Seasoned picture book writers know the maxim is less is more.
For the past couple years, my critique group has set aside the first half hour of every meeting to chat and share our favorite new picture book finds. We fawn over stunning illustrations and beautiful prose, we marvel at hilarious new concepts, and try to dissect each illustrator’s process and media. As we pore over these books a couple themes we always come back to are:
1) The author’s economy with words
2) The illustrator’s ability to illustrate more than the words on the page.
Rarely does a picture book writer complain of not having enough words. More often than not, most of us are working on ways to cut down to the seemingly arbitrary 350 word limit and to let the illustrations speak for themselves. (Show, don’t tell, right?)
How do other successful illustrators and author/illustrators pull this off? Many of us turn to well-reviewed and successful picture books as a source of study. However, I find it difficult to focus solely on what the illustrations in these books convey when the words are in right front of me.
We all recognize words in our peripheral vision. Literate adults process words so quickly that it doesn’t really require our conscious attention. So what to do? You can always ask someone else to cover the words with post it note for you, but this often removes part of the image as well.
An interesting solution presented itself at one of my critique meetings. I was delighted when a critique group member brought in a couple books by a Russian author and illustrator. (Russian happens to be her native language.) She shared these books because the quality and tone of the illustrations was something she was trying to achieve in her own work. However, I found myself fascinated by the fact that I could understand the entire story from the illustrations alone. I realized what a great tool these books could be because the words weren’t in the way.
Since then, I’ve been checking out foreign language picture books at our local library. Large metropolitan library systems often carry many of these books, though smaller library systems may not. The advanced search function of your library’s catalog will have options for language and collection (picture books).

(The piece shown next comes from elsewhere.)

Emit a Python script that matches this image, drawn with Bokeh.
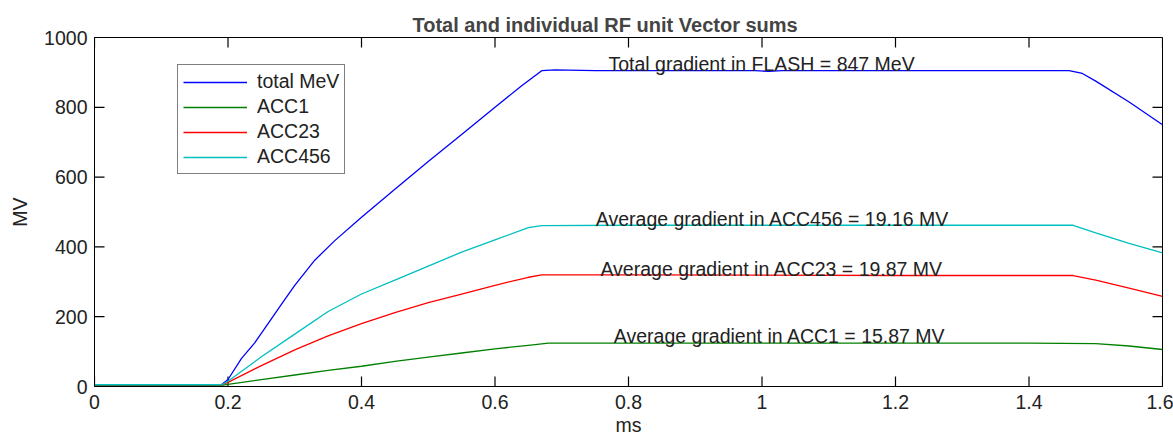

If you’d like to try it yourself, here’s how I recommend you “read” a picture book in a foreign language:
The first time, page through the book slowly and tell the story you see aloud to yourself, the way a pre-literate child might. “Once upon a time, there was a mommy and a daddy and a little girl. The mommy was going to have a baby very soon. They all loved each other very much.”
On your second time through the book, examine the illustrations and ask yourself the following questions:
What is my eye immediately drawn to on each page?
How would I describe the mood on each page and how does the emotion conveyed change from beginning to end?
Is there a correlation between the amount of text on the page and the amount of action in the image?
If there seems to be a big jump in the action between pages, what words would have been necessary to smooth this transition? Should this have been two illustrations?
Practicing this has helped me focus on the minimum number of words needed to effectively impart the story and to ensure each chosen word packs in as much meaning as possible. Not only that, but it sheds a light on the experience of our preliterate and early readers, too.